Mittlerweile ist es schön voll geworden und mit Spannung werden die Umbauarbeiten beobachtet. Vor allem Lemmys Gesundheitszustand ist, auch wenn's nicht diskutiert wird, das Thema Nummer eins. Ein Beleg hierfür sind die "Lemmy"-Chöre beim Soundcheck. Kann die lebende Rock'n'Roll-Legende einen kompletten Gig durchstehen? Ist er mittlerweile, wie Mikkey Dee, auf Gatorade umgestiegen? Fragen über Fragen. Und die Antworten lassen nicht lange auf sich warten. Pünktlich um 21.30 erlischt das Hallenlicht und mit einem trockenen "Hello Wiesbaden. We are MOTÖRHEAD and we play Rock'n'Roll" startet das Trio gleich mit 'Doctor Rock'. Schon nach den ersten Tönen wird klar: Das wird ein besonderer Abend. Lemmy sieht blendend aus, Phil Campbell entlockt seiner Gitarre Riffs wie am Fließband und von Mikkey Dee sieht man die Haare wild rumfliegen. Im Vergleich zum BANG YOUR HEAD-Gig ist Lemmy viel besser drauf. Das liegt vor allem am lauten, aber guten Sound, weshalb Mr. Kilmister diesbezüglich nichts zu meckern hat. Weiter geht's mit 'Stay Clean', um danach mit 'Shoot You In The Back' einen Song von "Ace Of Spades" rauszukramen, der schon lange nicht mehr in der Setlist zu aufgetaucht ist. Vor 'Killers' erkundigt sich Lemmy ob's auch laut genug ist, was die Menge bejaht. Apropos Publikum: Im Großen und Ganzen herrscht eine lustige Stimmung, bis auf die eine oder andere unfreiwillige Bierdusche und Spontan-Moshpits. Irgendwie scheint es vor allem bei MOTÖRHEAD-Gigs Volkssport zu sein, leere Bierbecher durch die Gegend zu feuern. Mich hat so ein Ding um ein Haar verpasst, aber der eine oder andere wird bestimmt eine unfreundliche Bekanntschaft mit den Wurfgeschossen gemacht haben.

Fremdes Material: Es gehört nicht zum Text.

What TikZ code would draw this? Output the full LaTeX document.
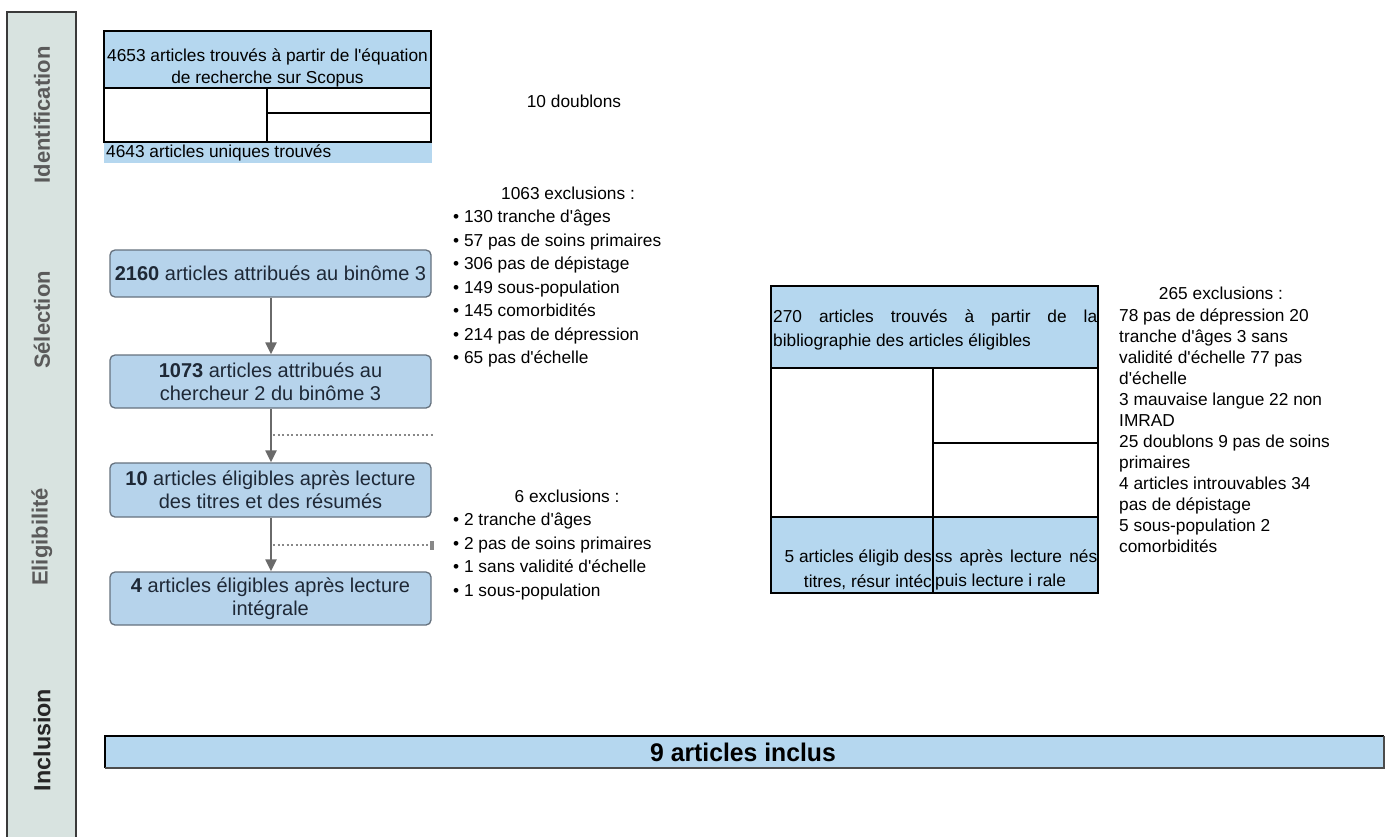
\documentclass[tikz,border=0pt]{standalone}
\usepackage{fontspec}
\setmainfont{Liberation Sans}[Ligatures=TeXReset]
\newfontfamily\narrowfont[FakeStretch=0.97,Ligatures=TeXReset]{Liberation Sans}
\usetikzlibrary{arrows.meta}
\definecolor{sidefill}{HTML}{D8E3E0}
\definecolor{sideline}{HTML}{3A3A3A}
\definecolor{sidetext}{HTML}{5A5A5A}
\definecolor{hdrblue}{HTML}{B5D7EF}
\definecolor{flowblue}{HTML}{B6D3EB}
\definecolor{flowline}{HTML}{66727E}
\definecolor{flowtext}{HTML}{1E2836}
\definecolor{arrowgrey}{HTML}{6A6A6A}
\tikzset{
  sidelabel/.style={font=\bfseries\fontsize{22}{22}\selectfont, text=sidetext, rotate=90, inner sep=0pt},
  tabline/.style={draw=black, line width=1.8pt},
  txt/.style={font=\fontsize{17.3}{21}\selectfont, inner sep=0pt, text=black},
  listtxt/.style={font=\fontsize{17.3}{23.5}\selectfont, inner sep=0pt, align=left, anchor=north west, text=black},
  rlisttxt/.style={font=\fontsize{17.3}{21}\selectfont, inner sep=0pt, align=left, anchor=north west, text=black},
  flowbox/.style={draw=flowline, fill=flowblue, line width=1.3pt, rounded corners=5pt, minimum width=321pt, align=center, text=flowtext, font=\fontsize{20}{23}\selectfont, inner sep=0pt},
  flowarrow/.style={draw=arrowgrey, line width=2.2pt, -{Triangle[length=12pt,width=11pt]}},
  dotline/.style={draw=arrowgrey!80, line width=2pt, dash pattern=on 2pt off 2.5pt},
}
\begin{document}
\begin{tikzpicture}[x=1pt,y=-1pt]
\useasboundingbox (0,0) rectangle (1388,837);
% sidebar
\fill[sidefill] (7,12) rectangle (76,840);
\draw[sideline, line width=1.6pt] (7,840) -- (7,12) -- (76,12) -- (76,840);
\node[sidelabel] (lid) at (42,115) {Identification};
\node[sidelabel] (lsel) at (42,320) {Sélection};
\node[sidelabel] (lelig) at (42,537) {Eligibilité};
\node[sidelabel, font=\bfseries\fontsize{23.3}{23.3}\selectfont, text=black!85] (lincl) at (42,740) {Inclusion};

% top-left table
\fill[hdrblue] (104,31) rectangle (431,88);
\fill[hdrblue] (104,143) rectangle (432,163);
\draw[tabline] (104,143) -- (104,31) -- (431,31) -- (431,143);
\draw[tabline] (104,88) -- (431,88);
\draw[tabline] (267,88) -- (267,143);
\draw[tabline] (267,113) -- (431,113);
\draw[tabline] (104,142) -- (431,142);
\node[txt, align=center, font=\fontsize{17.3}{22}\selectfont] (scopus) at (267.5,68) {4653 articles trouvés à partir de l'équation\\de recherche sur Scopus};
\node[txt, anchor=west] (uniq) at (106,153) {4643 articles uniques trouvés};
\node[txt] (doub) at (574,101) {10 doublons};

% flow boxes
\node[flowbox, minimum height=47pt] (b1) at (270.5,273.5) {{\bfseries 2160} articles attribués au binôme 3};
\node[flowbox, minimum height=53pt] (b2) at (270.5,381.5) {{\bfseries 1073} articles attribués au\\chercheur 2 du binôme 3};
\node[flowbox, minimum height=54pt] (b3) at (270.5,490) {{\bfseries 10} articles éligibles après lecture\\des titres et des résumés};
\node[flowbox, minimum height=53pt] (b4) at (270.5,598.5) {{\bfseries 4} articles éligibles après lecture\\intégrale};
\draw[flowarrow] (b1.south -| 271,0) -- (b2.north -| 271,0);
\draw[flowarrow] (b2.south -| 271,0) -- (b3.north -| 271,0);
\draw[flowarrow] (b3.south -| 271,0) -- (b4.north -| 271,0);
\coordinate (d1s) at (273,435);
\coordinate (d1e) at (433,435);
\coordinate (d2s) at (273,545);
\coordinate (d2e) at (434,545);
\draw[dotline] (d1s) -- (d1e);
\draw[dotline, -{Rectangle[length=4pt,width=9pt,fill=arrowgrey]}] (d2s) -- (d2e);

% exclusions 1
\node[txt] (ex1h) at (568,193) {1063 exclusions :};
\node[listtxt] (ex1) at (453,210) {• 130 tranche d'âges\\• 57 pas de soins primaires\\• 306 pas de dépistage\\• 149 sous-population\\• 145 comorbidités\\• 214 pas de dépression\\• 65 pas d'échelle};
% exclusions 2
\node[txt] (ex2h) at (567,496) {6 exclusions :};
\node[listtxt] (ex2) at (453,513) {• 2 tranche d'âges\\• 2 pas de soins primaires\\• 1 sans validité d'échelle\\• 1 sous-population};

% right table
\fill[hdrblue] (771,286) rectangle (1098,368);
\fill[hdrblue] (771,517) rectangle (1098,593);
\draw[tabline] (771,286) rectangle (1098,593);
\draw[tabline] (771,368) -- (1098,368);
\draw[tabline] (933,368) -- (933,593);
\draw[tabline] (933,443) -- (1098,443);
\draw[tabline] (771,517) -- (1098,517);
\node[txt, anchor=west] (bib1) at (773,318) {\makebox[324pt][s]{270 articles trouvés à partir de la}};
\node[txt, anchor=west] (bib2) at (773,342) {bibliographie des articles éligibles};
\node[txt, anchor=east] (c1a) at (932,558) {5 articles éligib des};
\node[txt, anchor=east] (c1b) at (932,582) {titres, résur intéc};
\node[txt, anchor=west] (c2a) at (935,558) {\makebox[162pt][s]{ss après lecture nés}};
\node[txt, anchor=west] (c2b) at (935,582) {puis lecture i rale};

% exclusions 3
\node[txt] (ex3h) at (1221,293) {265 exclusions :};
\node[rlisttxt] (ex3) at (1119,309) {78 pas de dépression 20\\tranche d'âges 3 sans\\validité d'échelle 77 pas\\d'échelle\\3 mauvaise langue 22 non\\IMRAD\\25 doublons 9 pas de soins\\primaires\\4 articles introuvables 34\\pas de dépistage\\5 sous-population 2\\comorbidités};

% inclusion bar
\fill[hdrblue] (105,736) rectangle (1384,768);
\draw[black, line width=2pt] (105,768) -- (105,736) -- (1384,736);
\draw[black!70, line width=1.2pt] (105,768) -- (1384,768) -- (1384,736);
\node[font=\narrowfont\bfseries\fontsize{25.5}{25.5}\selectfont, inner sep=0pt] (incl) at (743,752) {9 articles inclus};
\end{tikzpicture}
\end{document}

Doch zurück zum Geschehen. Mit 'Metropolis' ("For the old people") geht's ordentlich weiter. So weit so gut, aber warum sich zwei Tracks vom eher durchwachsenen "Another Perfect Day" ('I Got Mine' und 'Dancing On Your Grave') in der Setlist wiedergefunden haben, ist nicht nur mir ein Rätsel. Lemmy ist aber gut drauf, was wohl an seiner Whiskey-Cola (natürlich mit ein paar mehr Eiswürfeln, versteht sich) und Powerade (!) liegen dürfte. Wobei, das mit dem Powerade glaub' ich nicht so recht. 'R.A.M.O.N.E.S' widmet "Mr. Powerade" den drei verstorbenen RAMONES-Mitgliedern um danach mit 'Sacrifice' ein neueres Stück vor den Latz zu knallen. Natürlich hat Mikkey Dee hier wieder die Gelegenheit sich auszutoben, und liefert ein nettes, aber nicht unbedingt vom Hocker hauendes Drum-Solo. Mit 'Going To Brazil' und vor allem dem Überhit 'Killed By Death' haben die Jungs wieder alle Trümpfe in der Hand. 'Iron Fist' beendet den offiziellen Teil genau um 22.45, aber Wiesbaden hat noch nicht genug.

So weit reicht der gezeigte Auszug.